STATED PROBLEM: Restate the listing that follows word for word, without its pictures.

RECORDED INFORMATION:
^^^^^^^^^^^^^^^^
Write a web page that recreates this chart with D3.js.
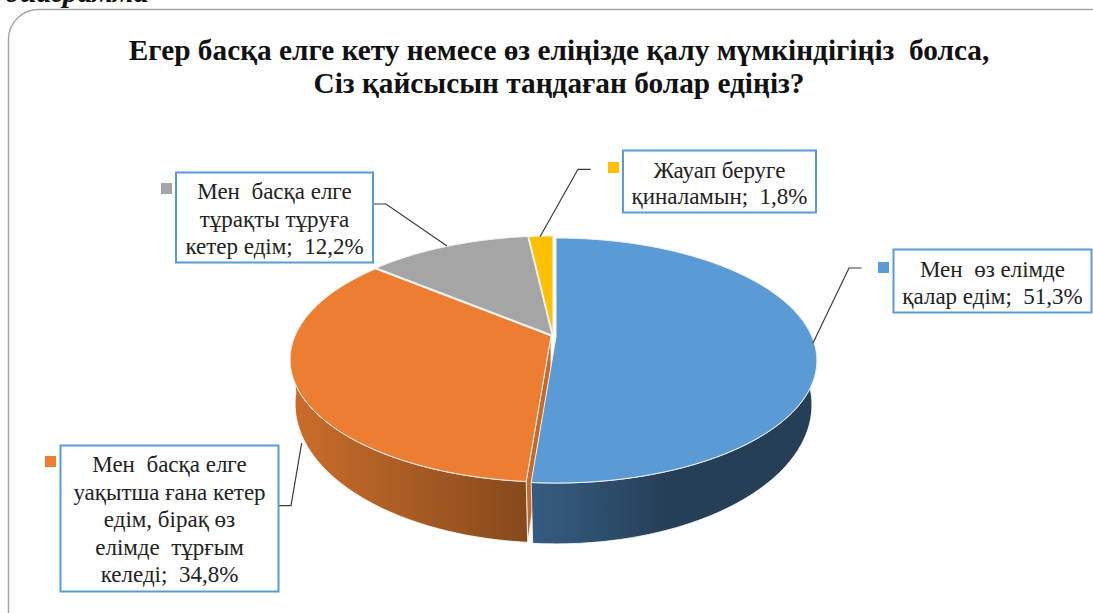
<!DOCTYPE html>
<html><head><meta charset="utf-8">
<script src="https://cdn.jsdelivr.net/npm/d3@7"></script>
<style>html,body{margin:0;padding:0;background:#fff;overflow:hidden}svg{display:block}text{font-family:"Liberation Serif",serif;white-space:pre}</style>
</head><body><svg id="c" width="1093" height="613"></svg>
<script>
const categories = ["Мен өз елімде қалар едім","Мен басқа елге уақытша ғана кетер едім, бірақ өз елімде тұрғым келеді","Мен басқа елге тұрақты тұруға кетер едім","Жауап беруге қиналамын"];
const values = [51.3,34.8,12.2,1.8];
const colors = ["#5b9bd5","#ed7d31","#a5a5a5","#ffc000"];
const labelLines = [
  ["Мен  өз елімде","қалар едім;  "],
  ["Мен  басқа елге","уақытша ғана кетер","едім, бірақ өз","елімде  тұрғым","келеді;  "],
  ["Мен  басқа елге","тұрақты тұруға","кетер едім;  "],
  ["Жауап беруге","қиналамын;  "]
];
const titleLines = ["Егер басқа елге кету немесе өз еліңізде қалу мүмкіндігіңіз  болса,","Сіз қайсысын таңдаған болар едіңіз?"];

const W=1093,H=613, svg=d3.select("#c");
const fmt=v=>String(v).replace(".",",")+"%";

// frame and clipped caption above it
svg.append("text").attr("x",5).attr("y",2).attr("font-size",30).attr("font-weight","bold").attr("font-style","italic").attr("fill","#111").text("диаграмма");
svg.append("rect").attr("x",8.5).attr("y",9.5).attr("width",1120).attr("height",640).attr("rx",30).attr("fill","#fff").attr("stroke","#a6a6a6").attr("stroke-width",1.5);

// title
svg.append("g").selectAll("text").data(titleLines).join("text")
  .attr("x",559).attr("y",(d,i)=>60+i*33).attr("text-anchor","middle")
  .attr("font-size",29.3).attr("font-weight","bold").attr("fill","#111").text(d=>d);

// pie geometry: perspective projection of a circle, top rim and bottom rim
const pie=d3.pie().sort(null).startAngle(0).endAngle(2*Math.PI).value(d=>d);
const arcs=pie(values);
const offs=[[3,2],[-2,1],[-1,0],[0,0]];
const topP={cx:553,cy:335,rx:256,k:118,p:0.192}, botP={cx:553,cy:382,rx:253,k:135.9,p:0.15};
const proj=(P,th,o,r=1)=>{const u=r*Math.sin(th),v=-r*Math.cos(th),w=1-P.p*v;
  return [P.cx+o[0]+P.rx*u/w, P.cy+o[1]+P.k*v/w];};
const line=d3.line();
const rim=(P,a,b,o)=>{const n=Math.max(2,Math.ceil(Math.abs(b-a)*60));
  return d3.range(n+1).map(i=>proj(P,a+(b-a)*i/n,o));};

const defs=svg.append("defs");
const grad=(id,x1,x2,stops)=>{const g=defs.append("linearGradient").attr("id",id).attr("gradientUnits","userSpaceOnUse")
  .attr("x1",x1).attr("x2",x2).attr("y1",0).attr("y2",0);
  stops.forEach(s=>g.append("stop").attr("offset",s[0]).attr("stop-color",s[1]));};
grad("gB",531,815,[[0,"#375c82"],[0.5,"#243f56"],[1,"#243f56"]]);
grad("gO",292,526,[[0,"#cb6d2b"],[1,"#864a1b"]]);

const g=svg.append("g");
// orange radial cut
const e=arcs[0].endAngle;
g.append("path").attr("d",line([[topP.cx+offs[1][0],topP.cy+offs[1][1]],proj(topP,e,offs[1]),proj(botP,e,offs[1]),[botP.cx+offs[1][0],botP.cy+offs[1][1]]])+"Z")
  .attr("fill","#c8692a").attr("stroke","#fff").attr("stroke-width",0.8);
// walls
const wall=(a,b,o,fill)=>g.append("path").attr("d",line(rim(topP,a,b,o).concat(rim(botP,b,a,o)))+"Z")
  .attr("fill",fill).attr("stroke","#fff").attr("stroke-width",0.8);
wall(arcs[1].startAngle,arcs[1].startAngle+1.42,offs[1],"url(#gO)");
wall(1.48,e,offs[0],"url(#gB)");
// top faces
[2,3,1,0].forEach(i=>{const a=arcs[i],o=offs[i];
  const c=[topP.cx+o[0],topP.cy+o[1]];
  g.append("path").attr("d",line([c].concat(rim(topP,a.startAngle,a.endAngle,o)))+"Z")
   .attr("fill",colors[i]).attr("stroke","#f2f2f2").attr("stroke-width",1).attr("stroke-linejoin","round");
});

// leader lines
const leaders=[
  [[861.7,268],[849,268],[813,343]],
  [[279,505.7],[291,505.7],[301.7,443]],
  [[373,204],[386,204],[447,246]],
  [[590.7,169.3],[578,169.3],[540,236.7]]
];
svg.append("g").selectAll("path").data(leaders).join("path").attr("d",d=>line(d))
  .attr("fill","none").attr("stroke","#3a3a3a").attr("stroke-width",1.2);

// label boxes
const boxes=[
  {x:893.5,y:249.5,w:198,h:63,kx:878,ky:262,ty:277,lh:27},
  {x:60.5,y:445.5,w:218,h:146,kx:45,ky:456,ty:472,lh:27.6},
  {x:176,y:172.5,w:197,h:90,kx:161,ky:183,ty:199,lh:27.5},
  {x:623,y:150.5,w:193,h:62,kx:608,ky:162,ty:177.5,lh:26.5}
];
const lab=svg.append("g").selectAll("g").data(boxes).join("g");
lab.append("rect").attr("x",d=>d.x).attr("y",d=>d.y).attr("width",d=>d.w).attr("height",d=>d.h)
  .attr("fill","#fff").attr("stroke","#5b9bd5").attr("stroke-width",2);
lab.append("rect").attr("x",d=>d.kx).attr("y",d=>d.ky).attr("width",11).attr("height",11).attr("fill",(d,i)=>colors[i]);
lab.each(function(d,i){
  const ls=labelLines[i];
  d3.select(this).selectAll("text").data(ls).join("text")
    .attr("x",d.x+d.w/2).attr("y",(t,j)=>d.ty+j*d.lh).attr("text-anchor","middle")
    .attr("font-size",23).attr("fill","#222")
    .text((t,j)=>j===ls.length-1?t+fmt(values[i]):t);
});
</script></body></html>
^^^^^^^^^^^^^^^^
RESULT OF THE TASK:
Write a web page that recreates this chart with D3.js.
<!DOCTYPE html>
<html><head><meta charset="utf-8">
<script src="https://cdn.jsdelivr.net/npm/d3@7"></script>
<style>html,body{margin:0;padding:0;background:#fff;overflow:hidden}svg{display:block}text{font-family:"Liberation Serif",serif;white-space:pre}</style>
</head><body><svg id="c" width="1093" height="613"></svg>
<script>
const categories = ["Мен өз елімде қалар едім","Мен басқа елге уақытша ғана кетер едім, бірақ өз елімде тұрғым келеді","Мен басқа елге тұрақты тұруға кетер едім","Жауап беруге қиналамын"];
const values = [51.3,34.8,12.2,1.8];
const colors = ["#5b9bd5","#ed7d31","#a5a5a5","#ffc000"];
const labelLines = [
  ["Мен  өз елімде","қалар едім;  "],
  ["Мен  басқа елге","уақытша ғана кетер","едім, бірақ өз","елімде  тұрғым","келеді;  "],
  ["Мен  басқа елге","тұрақты тұруға","кетер едім;  "],
  ["Жауап беруге","қиналамын;  "]
];
const titleLines = ["Егер басқа елге кету немесе өз еліңізде қалу мүмкіндігіңіз  болса,","Сіз қайсысын таңдаған болар едіңіз?"];

const W=1093,H=613, svg=d3.select("#c");
const fmt=v=>String(v).replace(".",",")+"%";

// frame and clipped caption above it
svg.append("text").attr("x",5).attr("y",2).attr("font-size",30).attr("font-weight","bold").attr("font-style","italic").attr("fill","#111").text("диаграмма");
svg.append("rect").attr("x",8.5).attr("y",9.5).attr("width",1120).attr("height",640).attr("rx",30).attr("fill","#fff").attr("stroke","#a6a6a6").attr("stroke-width",1.5);

// title
svg.append("g").selectAll("text").data(titleLines).join("text")
  .attr("x",559).attr("y",(d,i)=>60+i*33).attr("text-anchor","middle")
  .attr("font-size",29.3).attr("font-weight","bold").attr("fill","#111").text(d=>d);

// pie geometry: perspective projection of a circle, top rim and bottom rim
const pie=d3.pie().sort(null).startAngle(0).endAngle(2*Math.PI).value(d=>d);
const arcs=pie(values);
const offs=[[3,2],[-2,1],[-1,0],[0,0]];
const topP={cx:553,cy:335,rx:256,k:118,p:0.192}, botP={cx:553,cy:382,rx:253,k:135.9,p:0.15};
const proj=(P,th,o,r=1)=>{const u=r*Math.sin(th),v=-r*Math.cos(th),w=1-P.p*v;
  return [P.cx+o[0]+P.rx*u/w, P.cy+o[1]+P.k*v/w];};
const line=d3.line();
const rim=(P,a,b,o)=>{const n=Math.max(2,Math.ceil(Math.abs(b-a)*60));
  return d3.range(n+1).map(i=>proj(P,a+(b-a)*i/n,o));};

const defs=svg.append("defs");
const grad=(id,x1,x2,stops)=>{const g=defs.append("linearGradient").attr("id",id).attr("gradientUnits","userSpaceOnUse")
  .attr("x1",x1).attr("x2",x2).attr("y1",0).attr("y2",0);
  stops.forEach(s=>g.append("stop").attr("offset",s[0]).attr("stop-color",s[1]));};
grad("gB",531,815,[[0,"#375c82"],[0.5,"#243f56"],[1,"#243f56"]]);
grad("gO",292,526,[[0,"#cb6d2b"],[1,"#864a1b"]]);

const g=svg.append("g");
// orange radial cut
const e=arcs[0].endAngle;
g.append("path").attr("d",line([[topP.cx+offs[1][0],topP.cy+offs[1][1]],proj(topP,e,offs[1]),proj(botP,e,offs[1]),[botP.cx+offs[1][0],botP.cy+offs[1][1]]])+"Z")
  .attr("fill","#c8692a").attr("stroke","#fff").attr("stroke-width",0.8);
// walls
const wall=(a,b,o,fill)=>g.append("path").attr("d",line(rim(topP,a,b,o).concat(rim(botP,b,a,o)))+"Z")
  .attr("fill",fill).attr("stroke","#fff").attr("stroke-width",0.8);
wall(arcs[1].startAngle,arcs[1].startAngle+1.42,offs[1],"url(#gO)");
wall(1.48,e,offs[0],"url(#gB)");
// top faces
[2,3,1,0].forEach(i=>{const a=arcs[i],o=offs[i];
  const c=[topP.cx+o[0],topP.cy+o[1]];
  g.append("path").attr("d",line([c].concat(rim(topP,a.startAngle,a.endAngle,o)))+"Z")
   .attr("fill",colors[i]).attr("stroke","#f2f2f2").attr("stroke-width",1).attr("stroke-linejoin","round");
});

// leader lines
const leaders=[
  [[861.7,268],[849,268],[813,343]],
  [[279,505.7],[291,505.7],[301.7,443]],
  [[373,204],[386,204],[447,246]],
  [[590.7,169.3],[578,169.3],[540,236.7]]
];
svg.append("g").selectAll("path").data(leaders).join("path").attr("d",d=>line(d))
  .attr("fill","none").attr("stroke","#3a3a3a").attr("stroke-width",1.2);

// label boxes
const boxes=[
  {x:893.5,y:249.5,w:198,h:63,kx:878,ky:262,ty:277,lh:27},
  {x:60.5,y:445.5,w:218,h:146,kx:45,ky:456,ty:472,lh:27.6},
  {x:176,y:172.5,w:197,h:90,kx:161,ky:183,ty:199,lh:27.5},
  {x:623,y:150.5,w:193,h:62,kx:608,ky:162,ty:177.5,lh:26.5}
];
const lab=svg.append("g").selectAll("g").data(boxes).join("g");
lab.append("rect").attr("x",d=>d.x).attr("y",d=>d.y).attr("width",d=>d.w).attr("height",d=>d.h)
  .attr("fill","#fff").attr("stroke","#5b9bd5").attr("stroke-width",2);
lab.append("rect").attr("x",d=>d.kx).attr("y",d=>d.ky).attr("width",11).attr("height",11).attr("fill",(d,i)=>colors[i]);
lab.each(function(d,i){
  const ls=labelLines[i];
  d3.select(this).selectAll("text").data(ls).join("text")
    .attr("x",d.x+d.w/2).attr("y",(t,j)=>d.ty+j*d.lh).attr("text-anchor","middle")
    .attr("font-size",23).attr("fill","#222")
    .text((t,j)=>j===ls.length-1?t+fmt(values[i]):t);
});
</script></body></html>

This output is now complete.